Take the 50-something lawyer who, fearing Alzheimer's, came in for an MRI and got good news and bad news. He was fine, but his brain lacked a corpus callosum, the wrist-thick stalk that normally connects the brain's hemispheres. Still, he enjoyed a successful practice and had a verbal IQ of around 130 and a nonverbal IQ above 90.
The patient exhibited subtle signs of abnormal behavior, says Warren S. Brown, a neuropsychologist who studies mind-body questions at the Fuller Theological Seminary in Pasadena, Calif.: "He just seemed odd--not remarkable, but he missed the point of social interaction." Brown adds that patients without a corpus callosum often do not get the point of jokes or understand pictures.
Of course, most brain abnormalities are found because neurologists had reason to look for them. To get around such bias, Elliott Sherr, a neurologist at the University of San Francisco, decided to study all the MRIs his university's hospital had taken. One in several thousand turned out to lack the corpus callosum. "Most times you'd get the 'Aha!' reaction," Sherr says. "So-and-so has had behavioral difficulties, and until then nobody had been able to put a finger on it." But for at least one patient, he adds, the finding had come as a complete surprise.
Equally illuminating are the patients whose corpus callosum has been surgically severed in an effort to control epileptic seizures. Michael S. Gazzaniga, director of the Center for Cognitive Neuroscience at Dartmouth College, observes that their unimpaired intelligence is inexplicable. "How come after splitting the brain, the overall cognitive capacity of the left hemisphere doesn't diminish?" he asks. "After all, half of the cortex is no longer available to it."
Some evidence suggests that people born without a callosum benefit from enhanced development of subsidiary bridges between the hemispheres. Yet even this workaround cannot explain the competence of epileptic children who have had an entire hemisphere removed to control seizures. In one case, documented in 1975 by the late neuropsychologist Aaron Smith, a baby who underwent the operation grew up to finish college, get a responsible job, and score above average on intelligence tests. A study of many such children at the Johns Hopkins Children's Center found no intellectual deficits.

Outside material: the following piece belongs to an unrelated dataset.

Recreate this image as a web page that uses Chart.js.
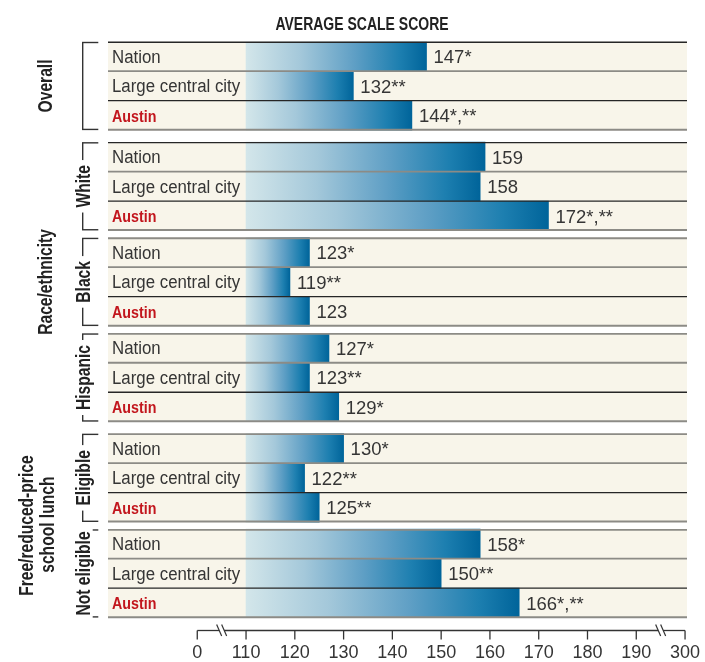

Then there are the people who just happen to have very small brains. Although a disproportionate number are mentally handicapped, many end up in the general school population, performing no worse than others on IQ tests. At least one celebrated intellectual, French writer Anatole France, had a brain just two-thirds the normal size. That puts him right in the middle of the range for Homo erectus, some 200,000 years ago.
Whatever benefit big brains provide, it has to be big itself to offset the huge metabolic cost of feeding the organ--some 20 to 25 percent of all calories consumed--as well as the dangers involved in giving birth to a big-headed baby. Two recent papers in Science conclude that two genes affecting brain size expanded through the population, under the influence of natural selection, well after modern humans emerged; one was under selection as recently as 5,000 years ago.
So if intellect isn't the point, what is a big brain for? Perhaps the extra capacity serves as backup in case we get hit on the head or lose too many neurons to the ravages of old age. Or maybe it archives the decades-long accumulation of knowledge that makes veteran hunter-gatherers more productive than novices. Another theory holds that the brain evolved to vent heat so we could hunt at high noon, when the lions slept. Finding the reason for humanity's swollen skull undoubtedly will take more brainpower.